It may be an old 80’s power executive cliché for some, but the idea of incorporating Zen spirituality and thought into business executive’s lives has been shown to come up with some good results. For those not in the know, Zen is the school of Buddhism that removes the old school emphasis on sutras and works on trying to achieve a deeply meditative state. For women entrepreneurs, especially those who are also raising a family, incorporating this philosophy and practice into their lives can definitely prove to be an asset.
No one in their right mind would deny that being an entrepreneur is stressful, especially as a woman.
Business owners have to deal with uncertainty every single day of the week, and at times, they may even have to face the risk of losing it all. They have to deal with endless sales pitches in all directions, with customers who can be difficult, and even have to deal with red tape that is just a plain headache. In many industries, a high level of stress is just something we’ve come to expect on a daily basis, and being unable to cope can easily lead to illness, faltering in our decision-making ability, and worse.
For entrepreneurs that are having a difficult time dealing with the high levels of stress associated with being a business owner, Zen exercises can definitely help. Exercises such as the Zen observation of the breath have been used for centuries to help reduce stress in people, and have also been scientifically proven to help people clear their minds.
Zen’s strong emphasis on learning also can prove to be very useful for female entrepreneurs that might need to be reminded that it is okay not to know all the answers. For example, in some cases, Zen flower arranging has shown to not only calm the mind, but also nurture a higher level of creativity.

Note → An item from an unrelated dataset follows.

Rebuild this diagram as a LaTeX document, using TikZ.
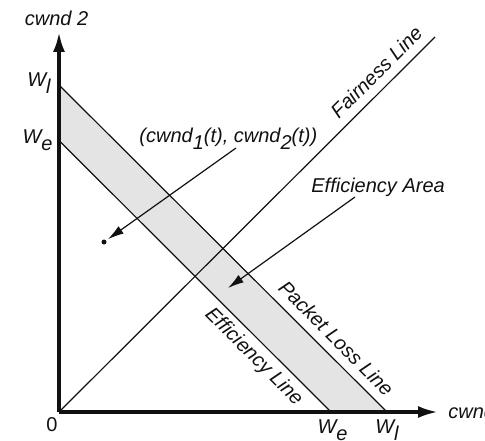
\documentclass[tikz,border=0pt]{standalone}
\usepackage{fontspec}
\setsansfont{Liberation Sans}
\usetikzlibrary{positioning, arrows.meta}
\definecolor{band}{HTML}{E4E4E4}
\definecolor{ink}{HTML}{111111}
\newcommand{\lowsub}[1]{\raisebox{-0.36em}{#1}}

\begin{document}
\begin{tikzpicture}[x=0.5pt, y=0.5pt, font=\sffamily\itshape\fontsize{10}{12}\selectfont, text=ink,
    axis/.style={draw=ink, line width=1.7pt, -{Latex[length=10pt, width=6pt]}},
    limit/.style={draw=ink, line width=0.6pt},
    pointer/.style={limit, -{Latex[length=8pt, width=4.5pt]}}]
  \useasboundingbox (-59,-28) rectangle (426,412);
  % Corner points on both axes.
  \coordinate (O) at (0,0);
  \coordinate (we y) at (0,271.5);
  \coordinate (wl y) at (0,327);
  \coordinate (we x) at (272,0);
  \coordinate (wl x) at (328,0);
  \coordinate (fair) at (376,375);
  \coordinate (ytip) at (0,380);
  \coordinate (xtip) at (379,0);

  % Band between efficiency line and packet loss line.
  \fill[band] (we y) -- (wl y) -- (wl x) -- (we x) -- cycle;
  \draw[limit] (we y) -- (we x) node[pos=0.757, sloped, below, inner sep=3pt] (effline) {Efficiency Line};
  \draw[limit] (wl y) -- (wl x) node[pos=0.81, sloped, above, inner sep=4.3pt] (lossline) {Packet Loss Line};
  \draw[limit] (O) -- (fair) node[pos=0.875, sloped, above, inner sep=4.3pt] (fairline) {Fairness Line};

  % Axes.
  \draw[axis] (O) -- (ytip);
  \draw[axis] (O) -- (xtip);
  \node[anchor=base] (ylab) at (-2.5,386) {cwnd 2};
  \node[anchor=base west, inner sep=0pt] (xlab) at (389,-6) {cwnd 1};
  \node[anchor=base, font=\sffamily\upshape\fontsize{10}{12}\selectfont] (zero) at (-7,-19) {0};
  \node[anchor=base east, inner sep=0pt] (wl left) at (-8,326) {W\lowsub{l}};
  \node[anchor=base east, inner sep=0pt] (we left) at (-6,269) {W\lowsub{e}};
  \node[anchor=base, inner sep=0pt] (we below) at (273.5,-21) {W\lowsub{e}};
  \node[anchor=base, inner sep=0pt] (wl below) at (328,-21) {W\lowsub{l}};

  % Operating point and the efficiency area.
  \node[circle, fill=ink, inner sep=0pt, minimum size=2.5pt] (pt) at (45,170) {};
  \node[anchor=base west, inner sep=0pt] (ptlab) at (80,270) {(cwnd\lowsub{1}(t), cwnd\lowsub{2}(t))};
  \coordinate (ptfrom) at (177,264);
  \draw[pointer, shorten >=1pt] (ptfrom) -- (pt);
  \node[anchor=base west, inner sep=0pt] (arealab) at (252,220) {Efficiency Area};
  \coordinate (areafrom) at (296,215);
  \coordinate (area) at (169,124);
  \draw[pointer] (areafrom) -- (area);
\end{tikzpicture}
\end{document}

Many people would say that it is clear that Zen can be a source of a lot of wisdom and peace – things that many female entrepreneurs would definitely want to enjoy more of.
The great thing about practicing Zen Buddhism is that it can be incorporated into almost any religious or spiritual practice, so I’m not preaching conversion. With that being said, even if you don’t incorporate Buddhist practices in all aspects of your life, the benefits of Zen exercises can still be helpful in managing stress, and many of these exercises you might actually be familiar with under other names or explained using different terminology.
If you’re interested in learning more about how you can incorporate Zen practice into your stress management tool-kit, check out if there is a Zen Meditation Meetup in your area, or you might try reading John Murphy’s book, Zentrepreneur: Get Out of the Way and Lead.